My initial idea always had been to try using make-helper functions whenever possible (also because they neatly align with the almost-always-auto concept and east-initialization convention) while at the same time trying to be optimal with regard to the number of copies and moves that can be avoided. Consider for instance a pair of two default-constructible Widgets

#include<utility>
#include<iostream>

struct Widget{
  Widget() { std::cout << "Default ctor\n"; }
  explicit Widget(int i) : i_{i} { std::cout << "Custom ctor\n"; }
  int i_;
};

auto p = std::make_pair<Widget,Widget>({},{});

But this syntax is clumsy and looks messy and std::pair's constructor allows for a more concise syntax here due to the fact that the two Widgets are default-constructed within the pair

auto p = std::pair<Widget, Widget>{};

Then I learned that std::make_pair has basically been rendered obsolete with C++17 class template argument deduction capabilities and deduction guides, is that correct? If so, how would one go about initialize the pair of Widgets with the constructor taking an integer without explicitly specifying template arguments?
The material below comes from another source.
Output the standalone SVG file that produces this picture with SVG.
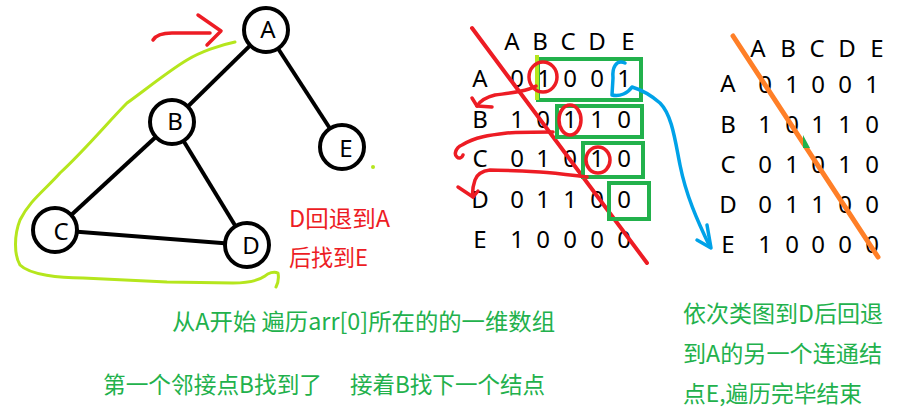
<svg xmlns="http://www.w3.org/2000/svg" width="916" height="416" viewBox="0 0 916 416">
<style>
.edge{stroke:#000;stroke-width:4;fill:none}
.node circle{fill:#fff;stroke:#000;stroke-width:4}
.nl{font-family:"Noto Sans","Noto Sans CJK SC",sans-serif;font-size:24px;fill:#000;text-anchor:middle}
.m{font-family:"Noto Sans","Noto Sans CJK SC",sans-serif;font-size:24px;fill:#000;text-anchor:middle}
.red{stroke:#ed1c24;stroke-width:3.5;fill:none;stroke-linecap:round;stroke-linejoin:round}
.lg{stroke:#b5e61d;stroke-width:3;fill:none;stroke-linecap:round;stroke-linejoin:round}
.gbox{stroke:#22b14c;stroke-width:4;fill:none}
.blue{stroke:#00a2e8;stroke-width:3.5;fill:none;stroke-linecap:round;stroke-linejoin:round}
.rt{font-family:"Noto Sans CJK SC",sans-serif;font-size:23px;fill:#ed1c24}
.gt{font-family:"Noto Sans CJK SC",sans-serif;font-size:23px;fill:#22b14c}
</style>
<g id="connectors">
<line class="edge" x1="266" y1="30" x2="172" y2="122"/>
<line class="edge" x1="266" y1="30" x2="342" y2="147"/>
<line class="edge" x1="172" y1="122" x2="55" y2="230"/>
<line class="edge" x1="172" y1="122" x2="247" y2="245"/>
<line class="edge" x1="55" y1="230" x2="247" y2="245"/>
</g>
<g id="node-A" class="node"><circle cx="266" cy="30" r="22"/><text class="nl" x="268" y="38">A</text></g>
<g id="node-B" class="node"><circle cx="172" cy="122" r="22"/><text class="nl" x="175" y="130">B</text></g>
<g id="node-E" class="node"><circle cx="342" cy="147" r="22"/><text class="nl" x="346" y="157">E</text></g>
<g id="node-C" class="node"><circle cx="55" cy="230" r="22"/><text class="nl" x="61" y="240">C</text></g>
<g id="node-D" class="node"><circle cx="247" cy="245" r="22"/><text class="nl" x="251" y="254">D</text></g>
<g id="annotations-graph">
<path class="red" d="M153,40 C156,35 162,33 172,33 L210,33"/>
<path class="red" d="M198,15 L221,31 L207,45"/>
<path class="lg" d="M235,42 C220,45 200,52 187,60 C170,70 145,90 127,103 C110,120 85,150 60,173 C45,190 30,200 20,220 C14,235 14,255 20,265 C30,275 60,278 83,278 L167,282 L233,283 C248,283 258,281 265,276 C268,273 274,271 278,273 C279,278 278,283 276,287"/>
<circle cx="373" cy="167" r="2" fill="#b5e61d"/>
<text class="rt" x="289" y="227" textLength="101" lengthAdjust="spacingAndGlyphs">D回退到A</text>
<text class="rt" x="289" y="266" textLength="79" lengthAdjust="spacingAndGlyphs">后找到E</text>
</g>
<g id="matrix-1">
<text class="m" x="512" y="50">A</text><text class="m" x="540" y="50">B</text><text class="m" x="568" y="50">C</text><text class="m" x="597" y="50">D</text><text class="m" x="628" y="50">E</text>
<text class="m" x="480" y="87">A</text><text class="m" x="480" y="128">B</text><text class="m" x="480" y="167">C</text><text class="m" x="480" y="208">D</text><text class="m" x="480" y="248">E</text>
<text class="m" y="87"><tspan x="517">0</tspan><tspan x="544">1</tspan><tspan x="570">0</tspan><tspan x="597">0</tspan><tspan x="624">1</tspan></text>
<text class="m" y="128"><tspan x="517">1</tspan><tspan x="543">0</tspan><tspan x="570">1</tspan><tspan x="597">1</tspan><tspan x="624">0</tspan></text>
<text class="m" y="167"><tspan x="517">0</tspan><tspan x="543">1</tspan><tspan x="570">0</tspan><tspan x="597">1</tspan><tspan x="624">0</tspan></text>
<text class="m" y="208"><tspan x="517">0</tspan><tspan x="543">1</tspan><tspan x="570">1</tspan><tspan x="597">0</tspan><tspan x="624">0</tspan></text>
<text class="m" y="248"><tspan x="517">1</tspan><tspan x="543">0</tspan><tspan x="570">0</tspan><tspan x="597">0</tspan><tspan x="624">0</tspan></text>
<line x1="472" y1="28" x2="647" y2="263" stroke="#ed1c24" stroke-width="4" stroke-linecap="round"/>
<rect class="gbox" x="538" y="59" width="103" height="41"/>
<rect class="gbox" x="557" y="106" width="85" height="31"/>
<rect class="gbox" x="583" y="143" width="60" height="34"/>
<rect class="gbox" x="609" y="183" width="40" height="36"/>
<line x1="537" y1="55" x2="537" y2="100" stroke="#b5e61d" stroke-width="4"/>
<ellipse class="red" cx="543" cy="77" rx="14" ry="15"/>
<ellipse class="red" cx="570" cy="120" rx="11" ry="15"/>
<ellipse class="red" cx="598" cy="160" rx="12" ry="13"/>
<path class="red" d="M536,86 C525,92 510,93 495,95 C487,97 480,101 477,106"/>
<path class="red" d="M472,98 L477,106 L492,107"/>
<path class="red" d="M553,132 C540,132 520,132 507,133 C490,135 475,137 462,145 C455,148 454,155 457,157 C459,159 462,158 463,155"/>
<path class="red" d="M587,177 C570,175 555,173 540,172 C520,171 500,170 490,170 C482,171 477,174 475,180 C473,186 472,192 473,197"/>
<path class="red" d="M458,187 L473,197 L478,191"/>
<path class="blue" d="M625,63 C616,59 612,68 613,78 L612,95 C620,97 628,93 632,87 C642,90 652,96 660,103 C672,115 675,140 680,165 C686,195 697,220 710,247"/>
<path class="blue" d="M707,225 L711,248 L697,240"/>
</g>
<g id="matrix-2">
<text class="m" x="758" y="57">A</text><text class="m" x="788" y="57">B</text><text class="m" x="817" y="57">C</text><text class="m" x="847" y="57">D</text><text class="m" x="877" y="57">E</text>
<text class="m" x="728" y="92">A</text><text class="m" x="728" y="133">B</text><text class="m" x="728" y="173">C</text><text class="m" x="728" y="213">D</text><text class="m" x="728" y="253">E</text>
<text class="m" y="93"><tspan x="765">0</tspan><tspan x="792">1</tspan><tspan x="818">0</tspan><tspan x="845">0</tspan><tspan x="872">1</tspan></text>
<text class="m" y="133"><tspan x="765">1</tspan><tspan x="792">0</tspan><tspan x="818">1</tspan><tspan x="845">1</tspan><tspan x="872">0</tspan></text>
<text class="m" y="173"><tspan x="765">0</tspan><tspan x="792">1</tspan><tspan x="818">0</tspan><tspan x="845">1</tspan><tspan x="872">0</tspan></text>
<text class="m" y="213"><tspan x="765">0</tspan><tspan x="792">1</tspan><tspan x="818">1</tspan><tspan x="845">0</tspan><tspan x="872">0</tspan></text>
<text class="m" y="253"><tspan x="765">1</tspan><tspan x="792">0</tspan><tspan x="818">0</tspan><tspan x="845">0</tspan><tspan x="872">0</tspan></text>
<line x1="733" y1="36" x2="878" y2="257" stroke="#ff7f27" stroke-width="5" stroke-linecap="round"/>
<path d="M803,135 L803,148 L810,148 Z" fill="#22b14c"/>
</g>
<g id="captions">
<text class="gt" x="172" y="330" textLength="383" lengthAdjust="spacingAndGlyphs">从A开始 遍历arr[0]所在的的一维数组</text>
<text class="gt" x="103" y="393" textLength="219" lengthAdjust="spacingAndGlyphs">第一个邻接点B找到了</text>
<text class="gt" x="350" y="393" textLength="195" lengthAdjust="spacingAndGlyphs">接着B找下一个结点</text>
<text class="gt" x="683" y="322" textLength="200" lengthAdjust="spacingAndGlyphs">依次类图到D后回退</text>
<text class="gt" x="683" y="362" textLength="199" lengthAdjust="spacingAndGlyphs">到A的另一个连通结</text>
<text class="gt" x="683" y="402" textLength="179" lengthAdjust="spacingAndGlyphs">点E,遍历完毕结束</text>
</g>
</svg>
And so I turned to lines in my code base and tried to also replace occurrences of std::make_optional

auto o = std::make_optional<Widget>{}

into std::optional when the trouble began

auto o = std::optional<Widget>{};

While the first option creates a default-constructed Widget within the optional, the second variant merely creates an empty optional. There is an alternative with makes the construction more wordy though: std::in_place. Also there always is the option to use emplace() but this makes the code a two-liner. Now I am torn between keep using std::make_optional and using the verbose option

auto o = std::optional<Widget>{std::in_place};

Neither of which I am particularly satisfied with. How would you go about this issue?

Answer 1

As you have noticed, the make functions aren't rendered obsolete by class template argument deduction.

The fact that there is a difference between a value created by make and a default constructed wrapper is what you're seeing here.

Another example is with make_tuple :

auto t = std::make_tuple(42);
auto tt = std::make_tuple(t);

This is not the same as

auto t = std::tuple{42};
auto tt = std::tuple{t};

The latter will call the copy constructor of t , resulting in a std::tuple<int> , while in the make_tuple case tt was a std::tuple<std::tuple<int>> .